• [REQUIREMENTS]
Quote word for word the lines below, beginning with the first and ending with the one that has "plt.rcParams['font.family'] = ['Liberation". Drop the pictures.

• [SUPPLIED MATERIAL]
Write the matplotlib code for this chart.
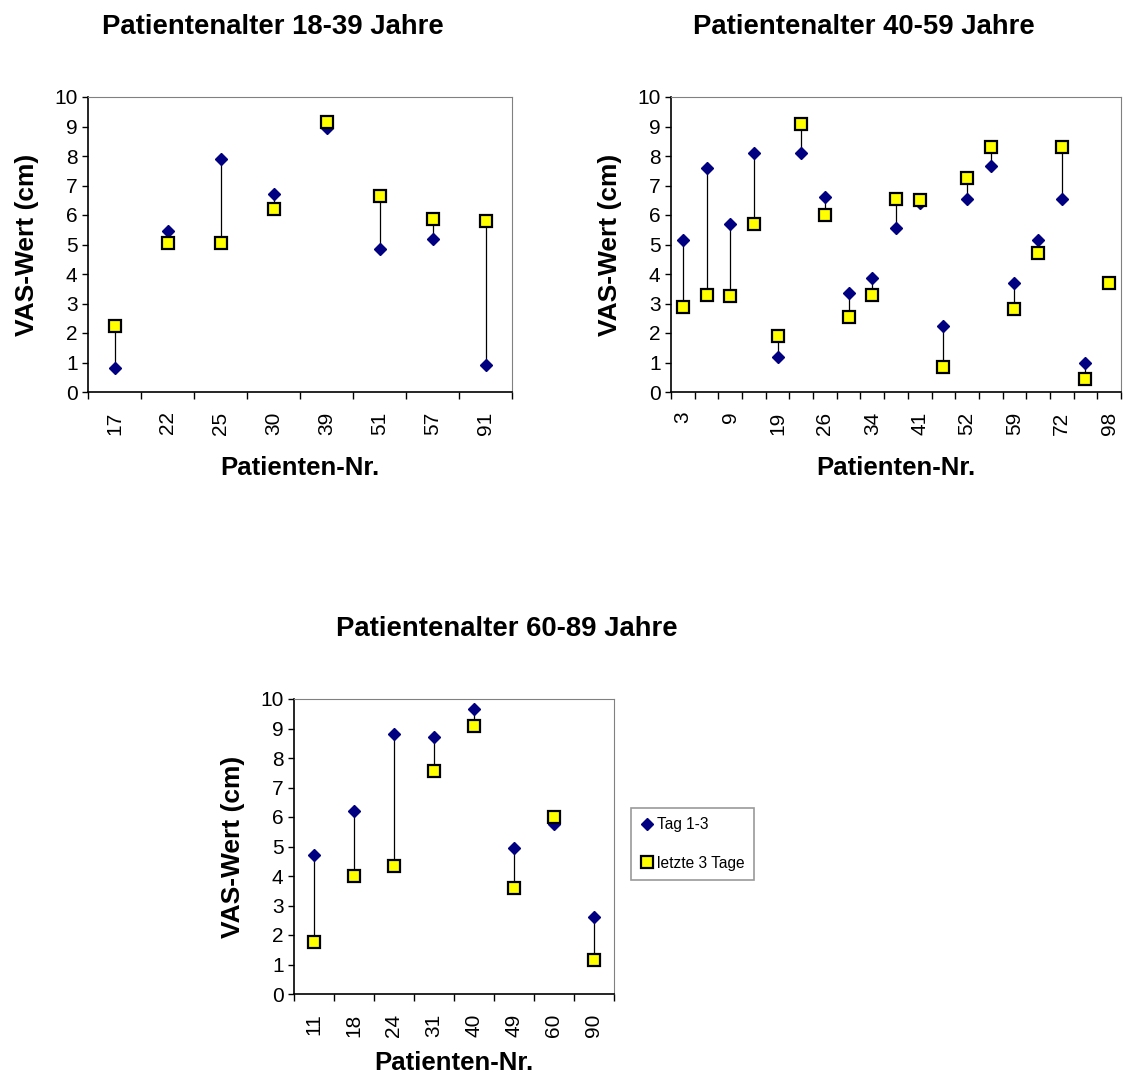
import numpy as np
import matplotlib.pyplot as plt
from matplotlib.lines import Line2D

plt.rcParams['font.family'] = ['Liberation Sans', 'DejaVu Sans']

# Altersgruppe 18-39
pat_a = ['17', '22', '25', '30', '39', '51', '57', '91']
tag13_a = [0.8, 5.45, 7.9, 6.7, 8.95, 4.85, 5.2, 0.9]
letzte_a = [2.25, 5.05, 5.05, 6.2, 9.15, 6.65, 5.85, 5.8]

# Altersgruppe 40-59 (nur jede zweite Nummer beschriftet)
pat_b = ['3', '', '9', '', '19', '', '26', '', '34', '', '41', '', '52', '', '59', '', '72', '', '98']
tag13_b = [5.15, 7.6, 5.7, 8.1, 1.2, 8.1, 6.6, 3.35, 3.85, 5.55, 6.4, 2.25, 6.55, 7.65, 3.7, 5.15, 6.55, 1.0, 3.7]
letzte_b = [2.88, 3.3, 3.25, 5.7, 1.9, 9.1, 6.0, 2.55, 3.3, 6.55, 6.5, 0.85, 7.25, 8.3, 2.8, 4.7, 8.3, 0.45, 3.7]

# Altersgruppe 60-89
pat_c = ['11', '18', '24', '31', '40', '49', '60', '90']
tag13_c = [4.7, 6.2, 8.8, 8.7, 9.65, 4.95, 5.75, 2.6]
letzte_c = [1.75, 4.0, 4.35, 7.55, 9.1, 3.6, 6.0, 1.15]

W, H = 1125, 1077
fig = plt.figure(figsize=(W / 100, H / 100), dpi=100)


def px_axes(l, t, r, b):
    return fig.add_axes([l / W, 1 - b / H, (r - l) / W, (b - t) / H])


def panel(ax, labels, y1, y2, title, title_x, xlpad=15):
    n = len(labels)
    x = np.arange(n)
    # Verbindungslinien zwischen Anfangs- und Endwert
    ax.vlines(x, np.minimum(y1, y2), np.maximum(y1, y2), color='black', lw=0.9, zorder=2)
    ax.plot(x, y1, ls='none', marker='D', ms=6.4, color='#000080', mec='#000080', zorder=3)
    ax.plot(x, y2, ls='none', marker='s', ms=8.2, mfc='#FFFF00', mec='black', mew=1.6, zorder=4)
    ax.set_xlim(-0.5, n - 0.5)
    ax.set_ylim(0, 10)
    ax.set_yticks(range(0, 11))
    ax.set_xticks(x)
    ax.set_xticklabels(labels, rotation=90)
    ax.set_xticks(np.arange(n + 1) - 0.5, minor=True)
    ax.tick_params(axis='x', which='major', length=0, pad=14, labelsize=15)
    ax.tick_params(axis='x', which='minor', length=5, width=1, direction='out')
    ax.tick_params(axis='y', length=4.5, width=1, direction='out', labelsize=15, pad=3)
    for s in ('top', 'right'):
        ax.spines[s].set_color('#808080')
    for s in ('left', 'bottom'):
        ax.spines[s].set_linewidth(1.2)
    ax.set_ylabel('VAS-Wert (cm)', fontsize=19, fontweight='bold', labelpad=11)
    ax.set_xlabel('Patienten-Nr.', fontsize=18.5, fontweight='bold', labelpad=xlpad)
    ax.set_title(title, fontsize=19.8, fontweight='bold', pad=45, x=title_x)


ax1 = px_axes(88, 97, 512, 392)
panel(ax1, pat_a, tag13_a, letzte_a, 'Patientenalter 18-39 Jahre', 0.436)

ax2 = px_axes(671, 97, 1121, 392)
panel(ax2, pat_b, tag13_b, letzte_b, 'Patientenalter 40-59 Jahre', 0.429)

ax3 = px_axes(294, 699, 614, 994)
panel(ax3, pat_c, tag13_c, letzte_c, 'Patientenalter 60-89 Jahre', 0.666, xlpad=10)

handles = [
    Line2D([], [], ls='none', marker='D', ms=6.4, color='#000080'),
    Line2D([], [], ls='none', marker='s', ms=8.2, mfc='#FFFF00', mec='black', mew=1.6),
]
leg = fig.legend(handles, ['Tag 1-3', 'letzte 3 Tage'],
                 loc='upper left', bbox_to_anchor=(631 / W, 1 - 808 / H),
                 fontsize=11.2, frameon=True, fancybox=False, borderpad=0.6,
                 handletextpad=0.15, handlelength=0.9, labelspacing=1.5, borderaxespad=0)
leg.get_frame().set_edgecolor('#808080')
leg.get_frame().set_linewidth(1.2)

fig.savefig('out.png', dpi=100)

• [EXERCISE RESULT]
Write the matplotlib code for this chart.
import numpy as np
import matplotlib.pyplot as plt
from matplotlib.lines import Line2D

plt.rcParams['font.family'] = ['Liberation Sans', 'DejaVu Sans']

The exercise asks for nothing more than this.